The current ground has its article 8.2 justification for interference with article 8 rights in the nexus between the tenancy of the property and the ASB or criminal behaviour in the property or locality. But eviction of the tenant for the acts committed (possibly by someone else) anywhere else in the UK has no justification in the protection of the public, because there is no connection between the tenancy and the criminal act. The lack of address to this point in the amended consultation document is both shameful and shortsighted, because if this proposal ever hit the statute books, cases would end up in the Supreme Court and/or the European Court of Human Rights on this issue (as well as others) pretty quickly.

The rhetoric about intentional homelessness resulting from such evictions being bandied around has at no point made clear that intervening settled accommodation in the private sector would break the chain of causation. So regardless of some of the recent statements of Grant Shapps and Ravi Govinidia (Wandsworth Council leader), a local authority homeless duty could well arise again in respect of the same people after 6 months.

So if this is not a ‘ban’ from social housing, has no part in protecting people in the locality from further location specific behaviour, and is effectively just a way of making life unpleasant for the offender and their (potentially wholly uninvolved) family or household for a while, what is the purpose beyond its punitive nature?

And while we are on the lack of coherent principle, why just this limited list of criminal acts? If the justification for the ground is punitive (or, as is somewhat ridiculously argued by Grant Shapps in his letter to social housing providers, as a deterrence – as if the consequences for their mother’s tenancy were or would be uppermost in the minds of rioters content to trash their local corner shop while not actually being bright enough to wear masks), then why restrict it only to certain ‘riot related’ criminal acts, oh and violence against property in general?

By the time this hits Parliament, one would hope that the ‘bring in tanks with tasers and tear gas’ frenzy of the one-off sitting of the House of Commons would have abated such that the mere mention of the words ‘violent disorder’ would not be enough for the proposal to pass unquestioned.

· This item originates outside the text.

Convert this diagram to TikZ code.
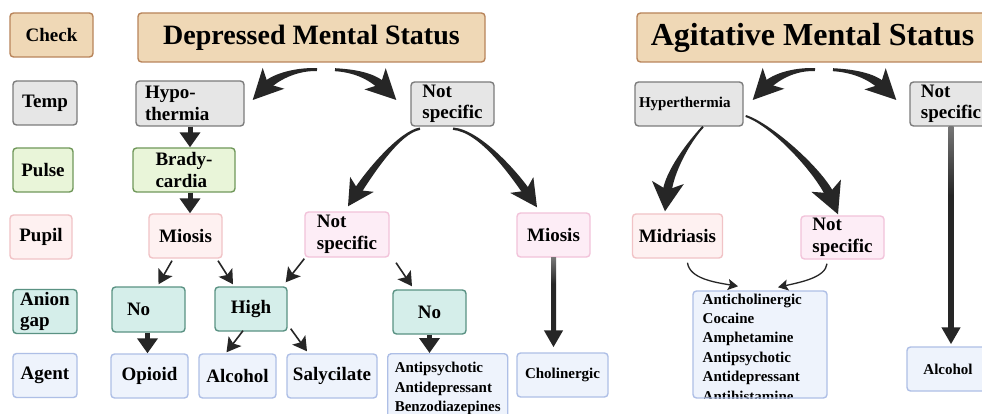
\documentclass[tikz,border=0pt]{standalone}
\usepackage{fontspec}
\setmainfont{Liberation Serif}
\usetikzlibrary{arrows.meta,calc}

\definecolor{tanF}{HTML}{EFD8B6}
\definecolor{tanD}{HTML}{B8845A}
\definecolor{grayF}{HTML}{E6E6E6}
\definecolor{grayD}{HTML}{7C7C7C}
\definecolor{greenF}{HTML}{E9F5D9}
\definecolor{greenD}{HTML}{70985A}
\definecolor{pinkF}{HTML}{FEF1F1}
\definecolor{pinkD}{HTML}{F1C3C6}
\definecolor{lavF}{HTML}{FDEDF6}
\definecolor{lavD}{HTML}{F2C3DA}
\definecolor{tealF}{HTML}{D5EEEA}
\definecolor{tealD}{HTML}{5A9283}
\definecolor{bluF}{HTML}{EEF3FC}
\definecolor{bluD}{HTML}{AEBFE6}
\definecolor{arrowc}{HTML}{262626}

\pgfdeclareverticalshading{fadeln}{100bp}{color(0bp)=(arrowc); color(58bp)=(arrowc); color(100bp)=(black!8)}

\newcommand\fmain{\fontsize{19}{21.5}\selectfont\bfseries}
\newcommand\fsmall{\fontsize{15}{19.4}\selectfont\bfseries}

% tapered curved arrow: start, control1, control2, tip, half width start, half width end, head length, head half width
\newcommand\taperarrow[8]{%
  \coordinate (tpa) at #1;
  \coordinate (tpb) at #2;
  \coordinate (tpc) at #3;
  \coordinate (tpd) at #4;
  \coordinate (tpe) at ($(tpd)!{0.6*#7}!(tpc)$);
  \coordinate (tph) at ($(tpd)!#7!(tpc)$);
  \coordinate (tpi) at ($(tpd)!{0.74*#7}!(tpc)$);
  \fill[arrowc] ($(tpa)!#5!90:(tpb)$) .. controls ($(tpb)!#5!-90:(tpa)$) and ($(tpc)!#6!90:(tpe)$) .. ($(tpe)!#6!-90:(tpc)$)
     -- ($(tpe)!#6!90:(tpc)$) .. controls ($(tpc)!#6!-90:(tpe)$) and ($(tpb)!#5!90:(tpa)$) .. ($(tpa)!#5!-90:(tpb)$) -- cycle;
  \fill[arrowc] (tpd) -- ($(tph)!#8!90:(tpd)$) -- (tpi) -- ($(tph)!#8!-90:(tpd)$) -- cycle;
}

\tikzset{
  bx/.style={rounded corners=3.5pt, line width=1.4pt, inner sep=0pt, font=\fmain, align=center, text=black},
  dims/.style 2 args={minimum width=#1pt, minimum height=#2pt},
  chkbox/.style={bx, fill=tanF, draw=tanD},
  tmpbox/.style={bx, fill=grayF, draw=grayD},
  pulbox/.style={bx, fill=greenF, draw=greenD},
  pupbox/.style={bx, fill=pinkF, draw=pinkD},
  pupbbox/.style={bx, fill=lavF, draw=lavD},
  anibox/.style={bx, fill=tealF, draw=tealD},
  agtbox/.style={bx, fill=bluF, draw=bluD},
  thinarr/.style={draw=arrowc, line width=1.6pt, -{Stealth[length=14pt,width=16pt,inset=3pt]}},
  stubarr/.style={draw=arrowc, line width=5pt, -{Triangle[length=15pt,width=20pt]}},
  arcarr/.style={draw=arrowc, line width=1.3pt, -{Stealth[length=10pt,width=11pt,inset=2pt]}},
  gradarr/.style={draw=arrowc, line width=5pt, -{Triangle[length=17pt,width=18pt]}},
}

\begin{document}
\begin{tikzpicture}[x=1pt,y=-1pt]
\useasboundingbox (0,0) rectangle (982,414);
\fill[white] (0,0) rectangle (982,414);
\clip (0,0) rectangle (982,414);

% row: Check
\node[chkbox, dims={83}{44}] (check) at (51.5,35) {Check};
\node[chkbox, dims={347}{49}, font=\fontsize{28}{32}\selectfont\bfseries] (dms) at (311.5,37.5) {Depressed Mental Status};
\node[chkbox, dims={351}{49}, font=\fontsize{32}{36}\selectfont\bfseries] (ams) at (812.5,37.5) {Agitative Mental Status};

% row: Temp
\node[tmpbox, dims={64}{44}] (temp) at (45,103) {Temp};
\node[tmpbox, dims={108}{45}, align=left, text width=90pt, inner xsep=9pt] (hypo) at (190,103.5) {Hypo-\\thermia};
\node[tmpbox, dims={83}{44}, align=left] (nsT) at (452.5,104) {Not\\specific};
\node[tmpbox, dims={108}{44}, font=\fsmall, align=left, text width=100pt, inner xsep=4pt] (hyper) at (689,104) {Hyperthermia};
\node[tmpbox, dims={82}{44}, align=left] (nsTb) at (951,104) {Not\\specific};

% row: Pulse
\node[pulbox, dims={60}{44}] (pulse) at (43,170) {Pulse};
\node[pulbox, dims={102}{44}, align=left] (brady) at (184,170) {Brady-\\cardia};

% row: Pupil
\node[pupbox, dims={62}{44}] (pupil) at (41,237) {Pupil};
\node[pupbox, dims={73}{44}] (miosisL) at (185.5,236) {Miosis};
\node[pupbbox, dims={84}{45}, align=left] (nsP) at (347,234.5) {Not\\specific};
\node[pupbbox, dims={73}{44}] (miosisR) at (553.5,235) {Miosis};
\node[pupbox, dims={90}{44}] (midr) at (677.5,236) {Midriasis};
\node[pupbbox, dims={83}{43}, align=left] (nsPb) at (842.5,237.5) {Not\\specific};

% row: Anion gap
\node[anibox, dims={64}{44}, align=left] (anion) at (45,311.5) {Anion\\gap};
\node[anibox, dims={73}{45}, align=left, text width=43pt, inner xsep=15pt] (noL) at (148.5,309.5) {No};
\node[anibox, dims={72}{44}] (high) at (251,309) {High};
\node[anibox, dims={73}{44}] (noR) at (429.5,312) {No};

% row: Agent
\node[agtbox, dims={64}{44}] (agent) at (45,375.5) {Agent};
\node[agtbox, dims={77}{44}] (opioid) at (149.5,376) {Opioid};
\node[agtbox, dims={77}{44}] (alcL) at (237.5,376) {Alcohol};
\node[agtbox, dims={90}{44}] (salyc) at (332,376) {Salycilate};
\node[agtbox, dims={120}{70}, align=left, font=\fsmall, anchor=north west] (antipsy) at (387,353) {Antipsychotic\\Antidepressant\\Benzodiazepines};
\node[agtbox, dims={91}{44}, font=\fsmall] (cholin) at (562.5,375) {Cholinergic};
\node[agtbox, dims={134}{107}, path picture={
  \node[draw=none, fill=none, inner sep=0pt, minimum width=0pt, minimum height=0pt, text=black, align=left, font=\fsmall, anchor=north west]
    (antichtxt) at ([xshift=9pt,yshift=-2pt]path picture bounding box.north west)
    {Anticholinergic\\Cocaine\\Amphetamine\\Antipsychotic\\Antidepressant\\Antihistamine};
}] (antich) at (760,344.5) {};
\node[agtbox, dims={82}{44}, font=\fsmall] (alcR) at (948,369) {Alcohol};

% big tapered arrows
\taperarrow{($(dms.south)+(5.5,7)$)}{($(dms.south)+(-11,6)$)}{($(hypo.east)+(32,-28.5)$)}{($(hypo.east)+(8,-3.5)$)}{1.5pt}{4.5pt}{30pt}{15pt}
\taperarrow{($(dms.south)+(23.5,7)$)}{($(dms.south)+(40.5,8)$)}{($(nsT.west)+(-39,-29)$)}{($(nsT.west)+(-14,-4)$)}{1.5pt}{4.5pt}{30pt}{15pt}
\taperarrow{($(nsT.south)+(-32.5,2)$)}{($(nsT.south)+(-52.5,5)$)}{($(nsP.north)+(22.6,-39)$)}{($(nsP.north)+(1,-5)$)}{1.2pt}{4pt}{26pt}{14pt}
\taperarrow{($(nsT.south)+(0.5,2)$)}{($(nsT.south)+(27.5,4)$)}{($(miosisR.north)+(-39,-38)$)}{($(miosisR.north)+(-16.5,-5)$)}{1.2pt}{4pt}{27pt}{14pt}
\taperarrow{($(hyper.south)+(14,0)$)}{($(hyper.south)+(1,14)$)}{($(midr.north)+(-8.5,-42)$)}{($(midr.north)+(-12.5,-2)$)}{1pt}{4.5pt}{29pt}{16pt}
\taperarrow{($(hyper.east)+(2,12)$)}{($(hyper.east)+(29,21)$)}{($(nsPb.north)+(-21.5,-42)$)}{($(nsPb.north)+(-4.5,-1)$)}{1pt}{4.5pt}{31pt}{16pt}
\taperarrow{($(ams.south)+(2.5,7)$)}{($(ams.south)+(-14.5,6)$)}{($(hyper.east)+(33,-29)$)}{($(hyper.east)+(9,-4)$)}{1.5pt}{4.5pt}{30pt}{15pt}
\taperarrow{($(ams.south)+(20.5,7)$)}{($(ams.south)+(37.5,8)$)}{($(nsTb.west)+(-38,-29)$)}{($(nsTb.west)+(-13,-4)$)}{1.5pt}{4.5pt}{30pt}{15pt}

% short vertical arrows
\draw[stubarr] (hypo.south) -- (hypo.south |- brady.north);
\draw[stubarr] (brady.south -| hypo.south) -- (miosisL.north -| hypo.south);
\draw[stubarr] ($(noL.south)+(-1,0)$) -- ($(noL.south |- opioid.north)+(-1,0)$);
\draw[stubarr] (noR.south) -- (noR.south |- antipsy.north);

% thin diagonal arrows
\draw[thinarr] ($(miosisL.south)+(-13.5,2)$) -- ($(noL.north)+(10,-2)$);
\draw[thinarr] ($(miosisL.south)+(32.5,2)$) -- ($(high.north)+(-18,-2)$);
\draw[thinarr] ($(nsP.south west)+(0,1)$) -- ($(high.north east)+(-2,-4)$);
\draw[thinarr] ($(nsP.south)+(49,5)$) -- ($(noR.north)+(-17.5,-3)$);
\draw[thinarr] ($(high.south)+(-8,-1)$) -- ($(alcL.north)+(-11,-1)$);
\draw[thinarr] ($(high.south east)+(3,-3)$) -- ($(salyc.north)+(-25,-2)$);

% thin arcs to the agitative agent list
\draw[arcarr] ($(midr.south)+(10,4)$) .. controls ($(midr.south)+(12,20)$) and ($(antich.north)+(-45,-8)$) .. ($(antich.north)+(-22,-4)$);
\draw[arcarr] ($(nsPb.south)+(-15.5,4)$) .. controls ($(nsPb.south)+(-17,18)$) and ($(antich.north)+(40,-8)$) .. ($(antich.north)+(18,-3)$);

% gradient arrows
\shade[shading=fadeln] ($(miosisR.south)+(-2.5,0)$) rectangle ($(miosisR.south |- cholin.north)+(2.5,-18)$);
\draw[gradarr] ($(miosisR.south |- cholin.north)+(0,-24)$) -- ($(miosisR.south |- cholin.north)+(0,-5)$);
\shade[shading=fadeln] ($(nsTb.south)+(-2.5,0)$) rectangle ($(nsTb.south |- alcR.north)+(2.5,-18)$);
\draw[gradarr] ($(nsTb.south |- alcR.north)+(0,-24)$) -- ($(nsTb.south |- alcR.north)+(0,-2)$);
\end{tikzpicture}
\end{document}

On the practical side, this is proposed to remain as a discretionary ground, subject to the court’s assessment of whether it is reasonable to make a possession order. But exactly what factors is the court suppose to weigh in the balance in reaching such a decision?

There is no necessary nexus between the property and the crime. No neighbourhood whose interests and safety are to be weighed against the tenant keeping their home. What would be the point of assessing a risk of re-offending when that risk has nothing to do with the continuation of the tenancy or not?

Reasonableness in the context of the Housing Acts 1985 and 1988 has no punitive component and cannot actually function with one bolted on. So what is the court to consider in deciding whether an order is reasonable?

And lastly – through my lack of energy rather than exhaustion of the topic – without seeing the proposed wording, the retrospective effect is not clear. Would a conviction for a relevant offence before any Act came into force be grounds for subsequent possession proceedings?

It must be hoped that someone at the DCLG will have a convincing word with Shapps and Pickles (a great name for a provincial firm of solicitors, by the way) before this proposal gets anywhere near a bill. If it does get into law in anything like the present form, it will be of little practical use, but I confidently predict that a few councils will try it, and the few remaining legal aid housing lawyers will promptly appeal as far up as it takes.